An Application of Updated Relational Frame Theory to Study Naming
|MAITHRI SIVARAMAN (Ghent University, Belgium; Tendrils Centre for Autism, India), Dermot Barnes-Holmes (Ulster University), Herbert Roeyers (Ghent University )|
Conceptual developments in RFT, which have provided a general framework (Hyper Dimensional Multi-Level framework) and a dynamical unit of analysis (Relating, Orienting, and Evoking, ROE) have served to highlight clear points of contact and overlap between the analysis of naming and different levels and dimensions of derived relating, in general. Previous studies on naming have presented the object and its name simultaneously during both training and testing, and thus the training component may establish a transformation of function (ToF) directly between the object and the name.

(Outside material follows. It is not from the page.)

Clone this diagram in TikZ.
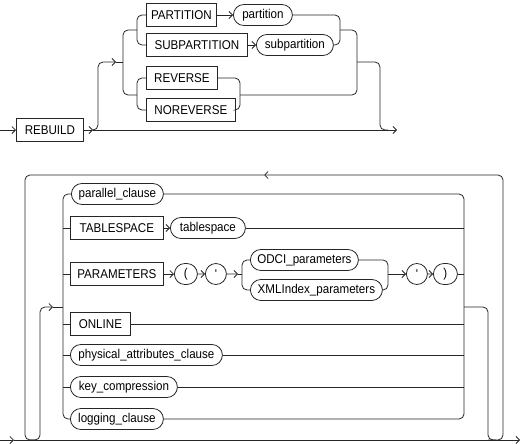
\documentclass[tikz,border=0pt]{standalone}
\usepackage{fontspec}
\usepackage{graphicx}
\setmainfont{Liberation Sans}
\usetikzlibrary{arrows.meta,shapes.misc}
\newcommand{\lbtxt}[1]{\scalebox{1}[1.1]{#1}}
\begin{document}
\begin{tikzpicture}[x=1pt,y=-1pt,line width=0.8pt,
  lbl/.style={font=\fontsize{11.6}{12}\selectfont, text=black, inner sep=0pt, anchor=west},
  kw/.style={lbl, draw=black!85, rectangle, minimum height=23pt},
  nt/.style={lbl, draw=black!85, rounded rectangle, minimum height=21pt},
  ln/.style={draw=black!85, rounded corners=5pt},
  arr/.style={ln, -{Straight Barb[length=3.5pt,width=7pt]}}]
\useasboundingbox (0,0) rectangle (522,444);
% ---------- top diagram ----------
\coordinate (s1) at (0,130);
\coordinate (e1) at (397,130);
\coordinate (j1) at (93,130);
\coordinate (b1) at (116,62);
\node[kw,minimum width=67pt] (rebuild) at (16,130) {\lbtxt{REBUILD}};
\node[kw,minimum width=70pt] (partK) at (146,15) {\lbtxt{PARTITION}};
\node[nt,minimum width=59pt] (partN) at (233,15) {\lbtxt{partition}};
\node[kw,minimum width=101pt] (subK) at (146,45) {\lbtxt{SUBPARTITION}};
\node[nt,minimum width=77pt] (subN) at (256,45) {\lbtxt{subpartition}};
\node[kw,minimum width=71pt] (rev) at (146,78) {\lbtxt{REVERSE}};
\node[kw,minimum width=89pt] (norev) at (146,110) {\lbtxt{NOREVERSE}};
\draw[arr] (s1) -- (rebuild);
\draw[arr] (rebuild) -- (j1);
\draw[arr] (j1) -- (e1);
\draw[arr] (j1) -| (98,62) -- (b1);
\draw[ln] (b1) -- (123,62);
\draw[ln] (137,30) -- (123,30) -- (123,95) -- (137,95);
\draw[ln] (partK.west) -- (137,15) -- (137,45) -- (subK.west);
\draw[ln] (rev.west) -- (137,78) -- (137,110) -- (norev.west);
\draw[arr] (partK) -- (partN);
\draw[arr] (subK) -- (subN);
\draw[ln] (partN.east) -- (340,15) -- (340,45) -- (subN.east);
\draw[ln] (rev.east) -- (240,78) -- (240,110) -- (norev.east);
\draw[ln] (340,30) -- (357,30) -- (357,95) -- (240,95);
\draw[ln] (357,62) -- (380,62) -- (380,130) -- (388,130);
% ---------- bottom diagram ----------
\coordinate (s2) at (0,440);
\coordinate (m2) at (14,440);
\coordinate (e2) at (520,440);
\coordinate (b2) at (53,307);
\coordinate (b3) at (238,274);
\coordinate (ret) at (264,175);
\node[nt,minimum width=92pt] (par) at (71,194) {\lbtxt{parallel\_clause}};
\node[kw,minimum width=93pt] (tsK) at (70,228) {\lbtxt{TABLESPACE}};
\node[nt,minimum width=75pt] (tsN) at (170,228) {\lbtxt{tablespace}};
\node[kw,minimum width=93pt] (prm) at (70,274) {\lbtxt{PARAMETERS}};
\node[nt,minimum width=23pt] (lp) at (174,274) {\lbtxt{(}};
\node[nt,minimum width=21pt] (q1) at (205,274) {\lbtxt{\textquotesingle}};
\node[nt,minimum width=108pt] (odci) at (250,260) {\lbtxt{ODCI\_parameters}};
\node[nt,minimum width=132pt] (xml) at (250,290) {\lbtxt{XMLIndex\_parameters}};
\node[nt,minimum width=17pt] (q2) at (406,274) {\lbtxt{\textquotesingle}};
\node[nt,minimum width=24pt] (rp) at (433,274) {\lbtxt{)}};
\node[kw,minimum width=60pt] (onl) at (70,324) {\lbtxt{ONLINE}};
\node[nt,minimum width=152pt] (phys) at (70,355) {\lbtxt{physical\_attributes\_clause}};
\node[nt,minimum width=107pt] (key) at (70,387) {\lbtxt{key\_compression}};
\node[nt,minimum width=93pt] (log) at (70,419) {\lbtxt{logging\_clause}};
\draw[arr] (s2) -- (m2);
\draw[arr] (m2) -- (e2);
\draw[ln] (ret) -- (25,175) -- (25,440) -- (35,440);
\draw[arr] (30,440) -- (40,440) -- (40,307) -- (b2);
\draw[ln] (b2) -- (63,307);
\draw[ln] (par.west) -- (63,194) -- (63,419) -- (log.west);
\draw[ln] (63,228) -- (tsK.west);
\draw[ln] (63,274) -- (prm.west);
\draw[ln] (63,324) -- (onl.west);
\draw[ln] (63,355) -- (phys.west);
\draw[ln] (63,387) -- (key.west);
\draw[ln] (par.east) -- (464,194) -- (464,419) -- (log.east);
\draw[ln] (tsN.east) -- (464,228);
\draw[ln] (rp.east) -- (464,274);
\draw[ln] (onl.east) -- (464,324);
\draw[ln] (phys.east) -- (464,355);
\draw[ln] (key.east) -- (464,387);
\draw[arr] (tsK) -- (tsN);
\draw[arr] (prm) -- (lp);
\draw[arr] (lp) -- (q1);
\draw[arr] (q1) -- (b3);
\draw[ln] (b3) -- (242,274);
\draw[ln] (odci.west) -- (242,260) -- (242,290) -- (xml.west);
\draw[ln] (odci.east) -- (388,260) -- (388,290) -- (xml.east);
\draw[arr] (388,274) -- (q2);
\draw[arr] (q2) -- (rp);
\draw[ln] (464,307) -- (488,307) -- (488,440) -- (496,440);
\draw[arr] (488,440) -- (503,440) -- (503,175) -- (ret);
\end{tikzpicture}
\end{document}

The aim of the current study was to test the emergence of speaker naming and entailed ToF with a non-simultaneous presentation technique and evaluate the effectiveness of Multiple Exemplar Training (MET) if deficits are observed. Five typically-developing toddlers participated in the study, and initially, none of the participants exhibited correct naming responses. Three participants received MET, which led to improvements in speaker naming for all. Of these, one needed additional training with simultaneous stimulus presentation trials. The remaining two participants were tested repeatedly, without MET, and did not show any consistent improvements in naming. The applications of the HDML framework to assess the strength of the levels/dimensions of naming are discussed.